A Book in the Door

Oct. 12, 2005 — -- It seemed innocent enough: a paperback book propped in a doorway, allowing a sliver of light to escape from the staircase inside.

But at the bottom of that staircase, in the same basement lab room at the University of California -- Irvine, where it's been for the past 36 years sat the school's nuclear research reactor.

It was 1:15 a.m., and we'd come to UCI to see what security was like after hours.

Circling the building, we pulled the handle of every door. Every one was locked, save this one. Someone, perhaps a student or a researcher, had placed this paperback, "The Dancing Bees" (an out-of-print entomology text) in the doorframe just above the loading dock that borders the reactor room.

Instinctively, we looked around to see if anyone was watching us. No one was there.
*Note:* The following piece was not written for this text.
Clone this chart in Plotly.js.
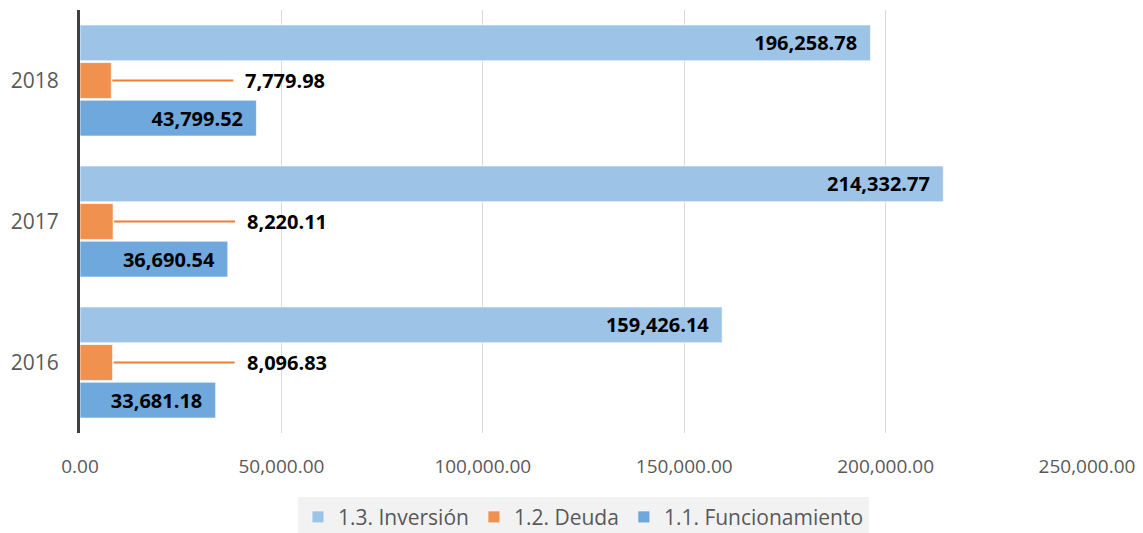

Days earlier, we had already been inside the building. Five minutes after walking in the front door, we'd found ourselves standing outside an unlabeled basement lab, peering through a viewing window at a pool-type nuclear reactor.

There was no activity in the room -- just some computers and some large, silver, chemical canisters. Two security cameras clung to the ceiling in the hallway outside the reactor room, and the doors were locked.

While UCI is renowned for its physics and chemistry departments, which have produced three Nobel laureates in the past decade, its nuclear radiochemistry department keeps a much lower profile. In recent years, there has been declining support for the university's nuclear research and training reactor. According to reports in The Los Angeles Times and Orange County Register, campus officials have even considered shutting it down.

The reactor itself, however, remains operational. The professor in charge of the reactor was not available for a tour when we visited, but later informed us they only turn on the reactor a few hours a week for research and training.

Standing outside the propped door, we decided against removing the book and going in.

So we flipped our camera on "nightvision" and captured the scene. Who had left the book here? And would they come back? During our 15 minutes of filming, no one returned.

Karson Yiu is a Carnegie Fellow at Northwestern University. Steve Grove is a Carnegie Fellow at Harvard University.